Part of the answer to those questions lies in the dictatorship of marketing. Computers can do numerous operations that can improve the daily efficiency of many firms, and demand is very high for whichever computer can provide one-upmanship. As a result, utility for such power is so great that standards remain the cheapest solution for both the producer and the customer. In practice, people are willing to compromise their comfort by adapting to the computers and their software instead of insisting that computers be shaped around human needs.
Standards are pervasive in both market and time. Namely, all computers of the same generation adopt identical fundamentals, even if they are produced by different companies. To know which brand produced the hardware components of a PC is often of minor importance, as long as the specifications of the components are optimal. Likewise, the economy of PC operating systems and most common applications is dominated by a single software company. Standards are also pervasive from one generation of computers to another. If new computers are indeed more powerful, their marketing success is contingent upon their compatibility with older computers.
The current mentality stresses the importance of achieving the highest performance at the least expensive financial cost, no matter the cost in effort and comfort. This latter cost seems negligible in the short term, but in the longer term much benefit could come from having facilitated communication with computers. The present attitude, consisting of largely ignoring design, relegates computers to esoteric tools.
It is mesmerizing to try to unravel the complexity underlying modern computers. Coming to grips with all the nested layers of abstractions is no longer possible, and the final result of a desktop computer is one of those examples of a scientific prowess that might earlier have seemed only attainable through magic. This evolution, however, required a significant amount of specialization, and differentiation among computer scientists.
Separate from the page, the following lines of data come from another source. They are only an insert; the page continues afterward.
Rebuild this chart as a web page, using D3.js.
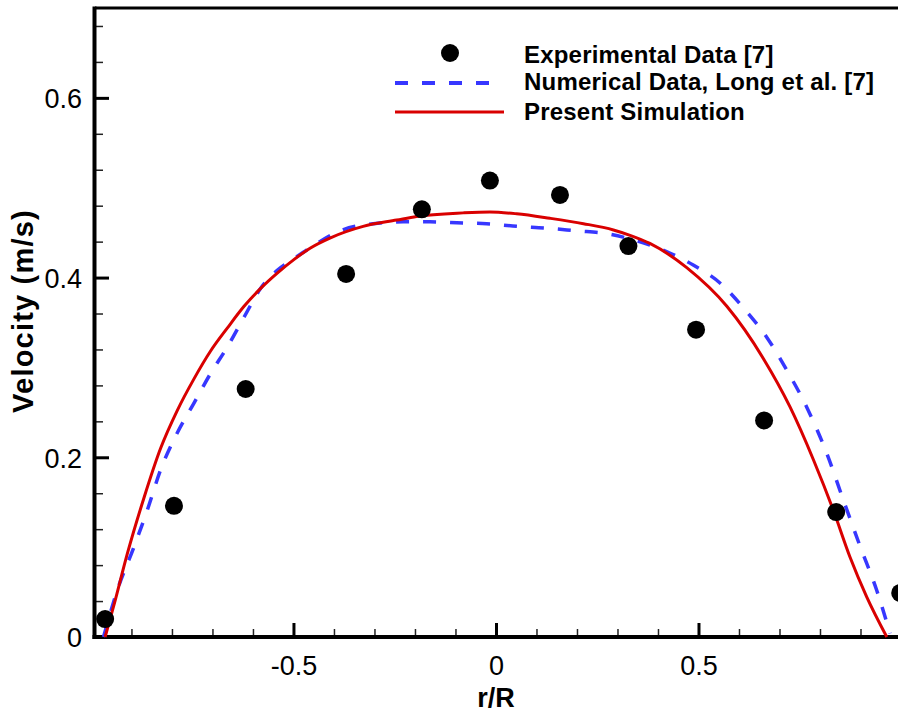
<!DOCTYPE html>
<html lang="en">
<head>
  <meta charset="utf-8">
  <title>Velocity profile</title>
  <script src="https://d3js.org/d3.v7.min.js"></script>
  <style>
    body { margin: 0; background: #fff; }
    svg { display: block; font-family: "Liberation Sans", Arial, sans-serif; }
    .tick text { font-size: 27px; fill: #000; }
    .domain { display: none; }
  </style>
</head>
<body>
<svg width="898" height="713"></svg>
<script>
// experimental points
var expR   = [-0.965, -0.795, -0.618, -0.370, -0.183, -0.015, 0.158, 0.327, 0.494, 0.662, 0.840, 0.998];
var expVel = [0.020, 0.146, 0.276, 0.404, 0.476, 0.508, 0.492, 0.435, 0.342, 0.241, 0.139, 0.049];

// numerical data, Long et al.
var longR   = [-0.969, -0.935, -0.894, -0.861, -0.828, -0.787, -0.746, -0.705, -0.663, -0.622, -0.581, -0.540, -0.499, -0.449, -0.385, -0.303, -0.229, -0.163, -0.097, -0.023, 0.051, 0.125, 0.199, 0.273, 0.339, 0.421, 0.487, 0.553, 0.619, 0.668, 0.718, 0.767, 0.817, 0.858, 0.899, 0.940, 0.973];
var longVel = [0.000, 0.052, 0.100, 0.141, 0.186, 0.227, 0.260, 0.293, 0.323, 0.356, 0.388, 0.408, 0.421, 0.436, 0.452, 0.460, 0.462, 0.462, 0.461, 0.460, 0.457, 0.455, 0.452, 0.449, 0.442, 0.429, 0.414, 0.394, 0.362, 0.334, 0.297, 0.256, 0.204, 0.152, 0.101, 0.052, 0.004];

// present simulation
var simR   = [-0.965, -0.943, -0.910, -0.869, -0.828, -0.787, -0.746, -0.705, -0.663, -0.622, -0.581, -0.540, -0.499, -0.458, -0.410, -0.328, -0.245, -0.196, -0.081, -0.015, 0.051, 0.133, 0.216, 0.290, 0.331, 0.380, 0.471, 0.570, 0.660, 0.726, 0.784, 0.833, 0.874, 0.915, 0.965];
var simVel = [0.000, 0.036, 0.093, 0.155, 0.210, 0.252, 0.287, 0.318, 0.344, 0.368, 0.388, 0.405, 0.420, 0.433, 0.444, 0.457, 0.464, 0.468, 0.472, 0.473, 0.471, 0.466, 0.460, 0.453, 0.447, 0.438, 0.411, 0.368, 0.310, 0.256, 0.197, 0.141, 0.089, 0.045, 0.000];

var xMajor = [-0.5, 0, 0.5];
var xMinor = [-0.9, -0.8, -0.7, -0.6, -0.4, -0.3, -0.2, -0.1, 0.1, 0.2, 0.3, 0.4, 0.6, 0.7, 0.8, 0.9];
var yMajor = [0, 0.2, 0.4, 0.6];
var yMinor = [0.04, 0.08, 0.12, 0.16, 0.24, 0.28, 0.32, 0.36, 0.44, 0.48, 0.52, 0.56, 0.64, 0.68];

var legendNames = ["Experimental Data [7]", "Numerical Data, Long et al. [7]", "Present Simulation"];

(function() {
var svg = d3.select("svg");
var mLeft = 95, mRight = 901, mTop = 8, mBottom = 637;

var x = d3.scaleLinear().domain([-0.99, 1.0]).range([mLeft, mRight]);
var y = d3.scaleLinear().domain([0, 0.7]).range([mBottom, mTop]);

svg.append("clipPath").attr("id", "clip")
  .append("rect").attr("x", mLeft).attr("y", mTop).attr("width", mRight - mLeft).attr("height", mBottom - mTop + 2);

// plain hyphen for negatives, "0" without decimals
var fmt = function(d) { return d === 0 ? "0" : (d < 0 ? "-" : "") + Math.abs(d).toFixed(1); };

var gx = svg.append("g").attr("transform", "translate(0," + mBottom + ")")
  .call(d3.axisBottom(x).tickValues(xMajor).tickSizeInner(-14).tickSizeOuter(0).tickPadding(0).tickFormat(fmt));
gx.selectAll(".tick line").attr("stroke", "#000").attr("stroke-width", 3);
gx.selectAll(".tick text").attr("y", 38).attr("dy", null);

var gxm = svg.append("g").attr("transform", "translate(0," + mBottom + ")")
  .call(d3.axisBottom(x).tickValues(xMinor).tickSizeInner(-8).tickSizeOuter(0).tickFormat(""));
gxm.selectAll(".tick line").attr("stroke", "#222").attr("stroke-width", 1.5);

var gy = svg.append("g").attr("transform", "translate(" + mLeft + ",0)")
  .call(d3.axisLeft(y).tickValues(yMajor).tickSizeInner(-14).tickSizeOuter(0).tickPadding(13).tickFormat(fmt));
gy.selectAll(".tick line").attr("stroke", "#000").attr("stroke-width", 3);
gy.selectAll(".tick text").attr("dy", "0.36em");

var gym = svg.append("g").attr("transform", "translate(" + mLeft + ",0)")
  .call(d3.axisLeft(y).tickValues(yMinor).tickSizeInner(-8).tickSizeOuter(0).tickFormat(""));
gym.selectAll(".tick line").attr("stroke", "#222").attr("stroke-width", 1.5);

// frame
svg.append("line").attr("x1", mLeft).attr("x2", mRight + 5).attr("y1", mTop).attr("y2", mTop)
  .attr("stroke", "#000").attr("stroke-width", 3);
svg.append("line").attr("x1", mLeft - 0.5).attr("x2", mLeft - 0.5).attr("y1", mTop - 1.5).attr("y2", mBottom + 2)
  .attr("stroke", "#000").attr("stroke-width", 4);
svg.append("line").attr("x1", mLeft - 2.5).attr("x2", mRight + 5).attr("y1", mBottom).attr("y2", mBottom)
  .attr("stroke", "#000").attr("stroke-width", 4);

var plot = svg.append("g").attr("clip-path", "url(#clip)");

var line = d3.line()
  .curve(d3.curveMonotoneX)
  .x(function(d) { return x(d[0]); })
  .y(function(d) { return y(d[1]); });

plot.append("path")
  .datum(d3.zip(longR, longVel))
  .attr("d", line)
  .attr("fill", "none")
  .attr("stroke", "#3737ff")
  .attr("stroke-width", 3.5)
  .attr("stroke-dasharray", "13,14");

plot.append("path")
  .datum(d3.zip(simR, simVel))
  .attr("d", line)
  .attr("fill", "none")
  .attr("stroke", "#d90000")
  .attr("stroke-width", 3);

svg.append("g")
  .selectAll("circle")
  .data(d3.zip(expR, expVel))
  .enter().append("circle")
  .attr("cx", function(d) { return x(d[0]); })
  .attr("cy", function(d) { return y(d[1]); })
  .attr("r", 9)
  .attr("fill", "#000");

// legend
var lg = svg.append("g");
lg.append("circle").attr("cx", 450).attr("cy", 53).attr("r", 9).attr("fill", "#000");
lg.append("line").attr("x1", 395).attr("x2", 498).attr("y1", 83).attr("y2", 83)
  .attr("stroke", "#3737ff").attr("stroke-width", 4).attr("stroke-dasharray", "13,14");
lg.append("line").attr("x1", 395).attr("x2", 504).attr("y1", 112).attr("y2", 112)
  .attr("stroke", "#d90000").attr("stroke-width", 3);
lg.selectAll("text")
  .data(legendNames)
  .enter().append("text")
  .attr("x", 524)
  .attr("y", function(d, i) { return [63, 90, 120][i]; })
  .attr("font-size", 24)
  .attr("letter-spacing", 0.2)
  .attr("font-weight", "bold")
  .text(function(d) { return d; });

// axis titles
svg.append("text")
  .attr("x", 496).attr("y", 707)
  .attr("text-anchor", "middle")
  .attr("font-size", 27).attr("font-weight", "bold")
  .text("r/R");

svg.append("text")
  .attr("transform", "translate(33,311) rotate(-90)")
  .attr("text-anchor", "middle")
  .attr("font-size", 29).attr("font-weight", "bold")
  .attr("letter-spacing", 1.2)
  .text("Velocity (m/s)");
})();
</script>
</body>
</html>
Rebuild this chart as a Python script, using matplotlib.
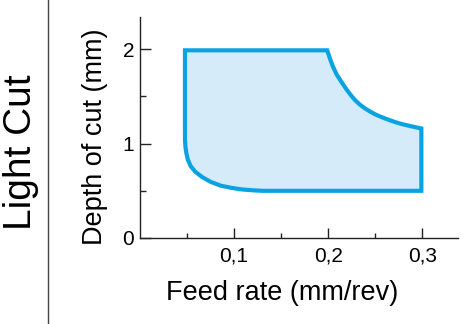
import matplotlib
matplotlib.use('Agg')
import matplotlib.pyplot as plt
from matplotlib.ticker import FixedLocator

plt.rcParams['font.family'] = ['Liberation Sans', 'DejaVu Sans']

# boundary of the recommended region (clockwise from top-left)
feed = [0.048, 0.199,
        0.202, 0.205, 0.209, 0.214, 0.2195, 0.224, 0.2285, 0.2335, 0.239, 0.2445, 0.250,
        0.255, 0.260, 0.271, 0.279, 0.287, 0.293, 0.299,
        0.299, 0.130,
        0.120, 0.108, 0.097, 0.086, 0.075, 0.066, 0.059, 0.054, 0.051, 0.0495, 0.0485, 0.048]
depth = [1.99, 1.99,
         1.90, 1.82, 1.735, 1.656, 1.575, 1.515, 1.462, 1.415, 1.374, 1.34, 1.310,
         1.288, 1.268, 1.228, 1.205, 1.186, 1.173, 1.16,
         0.498, 0.498,
         0.503, 0.513, 0.53, 0.552, 0.594, 0.645, 0.70, 0.76, 0.83, 0.896, 0.96, 1.04]

x_ticks = [0.1, 0.2, 0.3]
x_labels = ['0,1', '0,2', '0,3']
y_ticks = [0, 1, 2]
y_labels = ['0', '1', '2']

fig = plt.figure(figsize=(4.66, 3.24), dpi=100)
ax = fig.add_axes([0.3, 0.2664, 0.683, 0.680])

ax.fill(feed, depth, facecolor='#d6ebf9', edgecolor='#0aa3e2', linewidth=3, joinstyle='miter')

ax.set_xlim(0, 0.338)
ax.set_ylim(0, 2.34)
for s in ['top', 'right']:
    ax.spines[s].set_visible(False)
for s in ['left', 'bottom']:
    ax.spines[s].set_linewidth(1.0)
    ax.spines[s].set_color('#222222')

ax.set_xticks(x_ticks)
ax.set_xticklabels(x_labels)
ax.set_yticks(y_ticks)
ax.set_yticklabels(y_labels)
ax.xaxis.set_minor_locator(FixedLocator([0.05, 0.15, 0.25]))
ax.yaxis.set_minor_locator(FixedLocator([0.5, 1.5]))
ax.tick_params(axis='both', which='both', direction='in', labelsize=15, width=1, color='#222222')
ax.tick_params(axis='x', which='major', length=7, pad=6)
ax.tick_params(axis='x', which='minor', length=3.5)
ax.tick_params(axis='y', which='major', length=8, pad=4)
ax.tick_params(axis='y', which='minor', length=4.5)

ax.set_xlabel('Feed rate (mm/rev)', fontsize=19.5, va='center')
ax.xaxis.set_label_coords(0.447, -0.25)
ax.set_ylabel('Depth of cut (mm)', fontsize=19.5, va='center')
ax.yaxis.set_label_coords(-0.141, 0.457)

fig.text(21 / 466, 1 - 152 / 324, 'Light Cut', rotation=90, fontsize=28,
         ha='center', va='center')
fig.add_artist(plt.Line2D([48 / 466, 48 / 466], [0, 1], color='#444444', linewidth=1))

fig.savefig('out.png', dpi=100)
As computers became increasingly complex, using lower levels of abstractions as foundations for higher ones, computer scientists involved in research and development were primarily concerned with building the higher levels of abstractions. Understanding, exploiting, and using the already existing levels in order to generate program code became the craft of engineers.
The field of Human-Computer Interaction is more than just another branch of computer science. It is interdisciplinary and, instead of taking any abstraction layer for granted, it challenges each layer by asking whether its technology appropriately prepares higher levels of abstractions to ensure an effective communication with the human user. HCI is not so much concerned with the design of ready-to-use objects (e.g. : software) as much as it is with the very tools used by computer science to generate such objects. The primary purpose of HCI is to improve the tools used to build user-friendlier computers.
With complexity arises a growing need for communication between engineers working on the different levels of abstractions. In his book Bringing Design to Software, Terry Winograd makes a strong case for the need to train software architects. Much like the traditional architect, the software architect would be sufficiently versed in the know-how of most levels in order to address the issues raised; at the same time, he would not need to be so specialized as to be able to implement robust code himself at any of those levels. His concern would be the harmony of the whole, and the development of the software would have to be rectified as the project advances, based on an informed exchange with the more specialized engineers.
The Roman architect and architectural theorist Vitruvius listed three essential aspects of design: firmness, commodity and delight. The current culture of computer scientists places an emphasis on firmness and generally neglects commodity and delight. Computer games is the only area so far where writing software is understood to be an art as much as it is a science.